As Thomas Armstrong was but five years of age when he came to this state, his early associations are almost entirely connected with this locality, and he takes deep interest in whatever affects its prosperity. In his boyhood he attended the old Huron school, in district No. 44, and managed to secure a practical education. He early mastered farming in its various departments, and, briefly summing up the years during which he has arduously labored to acquire a competence, it may be said that he now is numbered among the wealthy and representative agriculturists of this region. His valuable farm which takes its name from the beautiful park in which roam a small herd of deer, is situated in the southwestern part of section 27, and in the southwestern part of section 28, Kapioma township. The place comprises three hundred acres of well cultivated land, well stocked and supplied with a windmill and all modern conveniences. A number of Angora goats, valued for their soft, long, silky wool, are a special pride of Mr. Armstrong, and have great interest for the visitor. The buildings on the place are of modern design and substantial construction, and are kept in excellent repair. Everything about the home-stead is neat and attractive, showing the constant attention bestowed upon even the smallest details by the enterprising owner.
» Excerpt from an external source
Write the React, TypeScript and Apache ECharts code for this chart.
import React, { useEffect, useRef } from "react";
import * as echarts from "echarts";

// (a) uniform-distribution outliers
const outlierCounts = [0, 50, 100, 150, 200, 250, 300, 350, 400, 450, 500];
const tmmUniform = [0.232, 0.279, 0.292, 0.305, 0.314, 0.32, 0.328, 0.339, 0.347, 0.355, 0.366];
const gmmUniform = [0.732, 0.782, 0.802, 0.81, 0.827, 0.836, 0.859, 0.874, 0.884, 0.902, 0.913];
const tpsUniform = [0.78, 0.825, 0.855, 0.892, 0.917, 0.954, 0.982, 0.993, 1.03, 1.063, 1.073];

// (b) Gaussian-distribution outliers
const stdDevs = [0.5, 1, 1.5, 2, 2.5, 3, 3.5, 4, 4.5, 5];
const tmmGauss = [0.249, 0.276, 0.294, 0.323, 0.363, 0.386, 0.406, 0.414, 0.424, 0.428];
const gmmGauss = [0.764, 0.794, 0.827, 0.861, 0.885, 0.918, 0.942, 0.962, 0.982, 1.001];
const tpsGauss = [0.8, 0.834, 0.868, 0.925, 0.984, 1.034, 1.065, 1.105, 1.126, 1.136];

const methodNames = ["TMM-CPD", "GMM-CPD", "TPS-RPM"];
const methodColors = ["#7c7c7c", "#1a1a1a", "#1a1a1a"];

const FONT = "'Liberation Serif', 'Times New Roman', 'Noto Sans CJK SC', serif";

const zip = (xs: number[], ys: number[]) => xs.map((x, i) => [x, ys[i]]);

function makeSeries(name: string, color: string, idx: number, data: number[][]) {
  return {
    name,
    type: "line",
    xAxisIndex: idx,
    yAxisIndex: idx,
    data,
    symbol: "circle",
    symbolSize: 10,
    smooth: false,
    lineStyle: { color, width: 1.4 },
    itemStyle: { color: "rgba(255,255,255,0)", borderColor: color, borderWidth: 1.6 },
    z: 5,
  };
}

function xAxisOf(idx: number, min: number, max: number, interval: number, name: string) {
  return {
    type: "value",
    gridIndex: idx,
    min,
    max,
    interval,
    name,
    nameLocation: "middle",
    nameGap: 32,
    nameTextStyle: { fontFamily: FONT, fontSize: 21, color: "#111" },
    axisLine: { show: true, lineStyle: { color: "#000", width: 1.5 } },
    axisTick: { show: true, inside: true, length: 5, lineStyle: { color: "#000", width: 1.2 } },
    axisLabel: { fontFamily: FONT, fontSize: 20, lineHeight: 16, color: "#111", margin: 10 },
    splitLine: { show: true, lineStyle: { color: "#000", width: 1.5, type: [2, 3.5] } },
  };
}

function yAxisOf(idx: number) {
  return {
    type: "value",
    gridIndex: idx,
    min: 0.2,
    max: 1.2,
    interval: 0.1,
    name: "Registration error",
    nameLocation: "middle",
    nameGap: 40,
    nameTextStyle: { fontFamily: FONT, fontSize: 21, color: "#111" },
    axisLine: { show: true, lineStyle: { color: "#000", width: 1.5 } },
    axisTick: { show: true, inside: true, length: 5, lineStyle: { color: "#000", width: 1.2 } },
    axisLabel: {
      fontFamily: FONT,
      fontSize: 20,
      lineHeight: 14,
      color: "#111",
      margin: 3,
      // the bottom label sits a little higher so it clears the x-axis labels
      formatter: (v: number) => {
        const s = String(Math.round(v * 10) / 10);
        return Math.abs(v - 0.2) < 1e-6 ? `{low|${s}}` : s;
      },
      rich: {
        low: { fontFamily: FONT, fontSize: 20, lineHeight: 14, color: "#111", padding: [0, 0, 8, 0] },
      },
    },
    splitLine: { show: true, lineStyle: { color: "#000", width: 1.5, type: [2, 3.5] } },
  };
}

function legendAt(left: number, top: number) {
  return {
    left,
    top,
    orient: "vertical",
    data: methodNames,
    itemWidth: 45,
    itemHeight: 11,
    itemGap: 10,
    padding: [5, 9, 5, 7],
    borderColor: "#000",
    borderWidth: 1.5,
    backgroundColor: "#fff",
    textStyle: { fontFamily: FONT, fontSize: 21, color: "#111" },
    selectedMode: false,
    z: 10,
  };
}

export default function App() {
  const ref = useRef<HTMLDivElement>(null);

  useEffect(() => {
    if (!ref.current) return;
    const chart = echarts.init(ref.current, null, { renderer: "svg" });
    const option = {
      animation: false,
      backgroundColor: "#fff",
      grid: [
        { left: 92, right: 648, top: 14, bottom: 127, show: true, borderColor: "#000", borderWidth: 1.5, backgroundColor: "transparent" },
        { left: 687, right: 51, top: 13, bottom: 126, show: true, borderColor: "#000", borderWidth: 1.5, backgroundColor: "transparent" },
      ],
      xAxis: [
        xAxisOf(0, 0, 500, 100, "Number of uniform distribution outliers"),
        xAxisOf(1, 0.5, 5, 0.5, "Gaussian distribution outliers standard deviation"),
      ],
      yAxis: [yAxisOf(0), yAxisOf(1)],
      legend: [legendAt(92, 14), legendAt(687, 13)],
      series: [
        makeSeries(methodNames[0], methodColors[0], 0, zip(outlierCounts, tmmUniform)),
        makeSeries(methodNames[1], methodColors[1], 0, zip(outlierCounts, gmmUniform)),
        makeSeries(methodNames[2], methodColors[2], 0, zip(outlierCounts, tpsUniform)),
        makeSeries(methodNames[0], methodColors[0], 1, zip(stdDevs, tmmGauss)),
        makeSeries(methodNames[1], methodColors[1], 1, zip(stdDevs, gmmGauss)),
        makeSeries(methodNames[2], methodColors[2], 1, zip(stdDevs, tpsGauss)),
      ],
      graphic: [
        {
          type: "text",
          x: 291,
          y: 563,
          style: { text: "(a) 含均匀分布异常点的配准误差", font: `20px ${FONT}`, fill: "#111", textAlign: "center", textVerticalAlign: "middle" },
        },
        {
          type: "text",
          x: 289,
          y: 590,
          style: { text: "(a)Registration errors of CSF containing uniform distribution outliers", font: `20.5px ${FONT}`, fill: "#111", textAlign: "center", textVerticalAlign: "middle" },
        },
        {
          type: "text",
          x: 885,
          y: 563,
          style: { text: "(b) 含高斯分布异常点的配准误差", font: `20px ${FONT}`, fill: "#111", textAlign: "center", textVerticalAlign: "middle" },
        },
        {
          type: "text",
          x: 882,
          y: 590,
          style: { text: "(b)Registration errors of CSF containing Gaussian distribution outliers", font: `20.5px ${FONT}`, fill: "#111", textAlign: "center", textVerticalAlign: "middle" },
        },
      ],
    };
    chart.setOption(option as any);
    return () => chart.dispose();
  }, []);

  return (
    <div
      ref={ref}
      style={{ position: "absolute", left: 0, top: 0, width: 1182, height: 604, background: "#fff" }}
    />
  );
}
In 1893 Mr. Armstrong married Carrie Senn, daughter of the late Fredrick Senn. She is a native of Arrington, and was educated in the public schools of that town. Two daughters and a son have been born to our subject and wife, namely, Rosa, Ellen and James.
Politically, Mr. Armstrong is a Republican, as was his father before him. He is a commissioner on the roads of his district, and, being active and aggressive in the cause of progress, is frequently called upon to use his means and influence for the benefit of the public.